— Start —

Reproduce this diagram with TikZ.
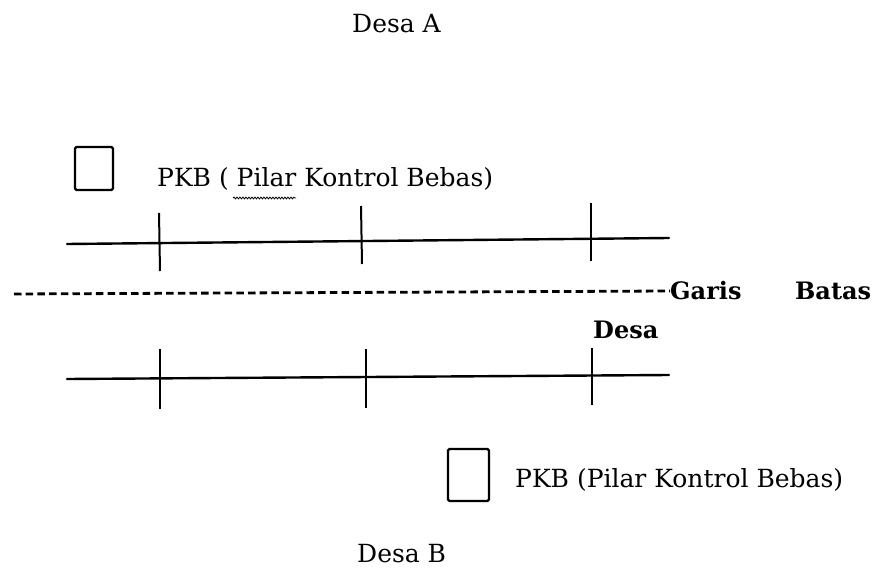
\documentclass[tikz,border=0pt]{standalone}
\usepackage{fontspec}
\setmainfont{DejaVu Serif}
\usetikzlibrary{decorations.pathmorphing}
\begin{document}
\begin{tikzpicture}[x=1pt,y=-1pt,
  lbl/.style={inner sep=0pt,anchor=base west,font=\fontsize{25}{30}\selectfont},
  boldlbl/.style={inner sep=0pt,anchor=base west,font=\fontsize{24}{29}\selectfont\bfseries},
  rail/.style={line width=2.4pt,line cap=round},
  tick/.style={line width=2pt},
  pillar/.style={draw,line width=2.2pt,rounded corners=1.5pt,inner sep=0pt},
  border/.style={line width=2.8pt,dash pattern=on 7.5pt off 4.2pt},
  squiggle/.style={line width=0.8pt,decorate,decoration={snake,amplitude=0.9pt,segment length=3pt}}]
\useasboundingbox[fill=white] (0,0) rectangle (872,569);

% village names
\node[lbl] (desaA) at (352,33) {Desa A};
\node[lbl] (desaB) at (357,562) {Desa B};

% legend: control pillars
\node[pillar,minimum width=38pt,minimum height=43pt] (boxTop) at (94,168.5) {};
\node[lbl] (pkbTop) at (157,187) {PKB ( Pilar Kontrol Bebas)};
\draw[squiggle] (233,198) -- (296,198);
\node[pillar,minimum width=41pt,minimum height=52pt] (boxBot) at (468.5,475) {};
\node[lbl] (pkbBot) at (515,487) {PKB (Pilar Kontrol Bebas)};

% upper survey line with pillars
\coordinate (uL) at (67,244);
\coordinate (uR) at (669,238);
\draw[rail] (uL) -- (uR);
\coordinate (u1a) at (159,213); \coordinate (u1b) at (160,271);
\coordinate (u2a) at (361,206); \coordinate (u2b) at (362,264);
\coordinate (u3a) at (591,203); \coordinate (u3b) at (591,261);
\draw[tick] (u1a) -- (u1b);
\draw[tick] (u2a) -- (u2b);
\draw[tick] (u3a) -- (u3b);

% village boundary
\coordinate (bL) at (14,294);
\coordinate (bR) at (670,291);
\draw[border] (bL) -- (bR);
\node[boldlbl] (garis) at (670,299) {Garis};
\node[boldlbl] (batas) at (795,299) {Batas};
\node[boldlbl] (desa) at (593,338) {Desa};

% lower survey line with pillars
\coordinate (lL) at (67,379);
\coordinate (lR) at (669,375);
\draw[rail] (lL) -- (lR);
\coordinate (l1a) at (160,349); \coordinate (l1b) at (160,409);
\coordinate (l2a) at (366,349); \coordinate (l2b) at (366,408);
\coordinate (l3a) at (592,348); \coordinate (l3b) at (592,405);
\draw[tick] (l1a) -- (l1b);
\draw[tick] (l2a) -- (l2b);
\draw[tick] (l3a) -- (l3b);
\end{tikzpicture}
\end{document}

— End —

All of the data above should be transcribed verbatim, with pictures omitted.

_FULL ANSWER_.
Reproduce this diagram with TikZ.
\documentclass[tikz,border=0pt]{standalone}
\usepackage{fontspec}
\setmainfont{DejaVu Serif}
\usetikzlibrary{decorations.pathmorphing}
\begin{document}
\begin{tikzpicture}[x=1pt,y=-1pt,
  lbl/.style={inner sep=0pt,anchor=base west,font=\fontsize{25}{30}\selectfont},
  boldlbl/.style={inner sep=0pt,anchor=base west,font=\fontsize{24}{29}\selectfont\bfseries},
  rail/.style={line width=2.4pt,line cap=round},
  tick/.style={line width=2pt},
  pillar/.style={draw,line width=2.2pt,rounded corners=1.5pt,inner sep=0pt},
  border/.style={line width=2.8pt,dash pattern=on 7.5pt off 4.2pt},
  squiggle/.style={line width=0.8pt,decorate,decoration={snake,amplitude=0.9pt,segment length=3pt}}]
\useasboundingbox[fill=white] (0,0) rectangle (872,569);

% village names
\node[lbl] (desaA) at (352,33) {Desa A};
\node[lbl] (desaB) at (357,562) {Desa B};

% legend: control pillars
\node[pillar,minimum width=38pt,minimum height=43pt] (boxTop) at (94,168.5) {};
\node[lbl] (pkbTop) at (157,187) {PKB ( Pilar Kontrol Bebas)};
\draw[squiggle] (233,198) -- (296,198);
\node[pillar,minimum width=41pt,minimum height=52pt] (boxBot) at (468.5,475) {};
\node[lbl] (pkbBot) at (515,487) {PKB (Pilar Kontrol Bebas)};

% upper survey line with pillars
\coordinate (uL) at (67,244);
\coordinate (uR) at (669,238);
\draw[rail] (uL) -- (uR);
\coordinate (u1a) at (159,213); \coordinate (u1b) at (160,271);
\coordinate (u2a) at (361,206); \coordinate (u2b) at (362,264);
\coordinate (u3a) at (591,203); \coordinate (u3b) at (591,261);
\draw[tick] (u1a) -- (u1b);
\draw[tick] (u2a) -- (u2b);
\draw[tick] (u3a) -- (u3b);

% village boundary
\coordinate (bL) at (14,294);
\coordinate (bR) at (670,291);
\draw[border] (bL) -- (bR);
\node[boldlbl] (garis) at (670,299) {Garis};
\node[boldlbl] (batas) at (795,299) {Batas};
\node[boldlbl] (desa) at (593,338) {Desa};

% lower survey line with pillars
\coordinate (lL) at (67,379);
\coordinate (lR) at (669,375);
\draw[rail] (lL) -- (lR);
\coordinate (l1a) at (160,349); \coordinate (l1b) at (160,409);
\coordinate (l2a) at (366,349); \coordinate (l2b) at (366,408);
\coordinate (l3a) at (592,348); \coordinate (l3b) at (592,405);
\draw[tick] (l1a) -- (l1b);
\draw[tick] (l2a) -- (l2b);
\draw[tick] (l3a) -- (l3b);
\end{tikzpicture}
\end{document}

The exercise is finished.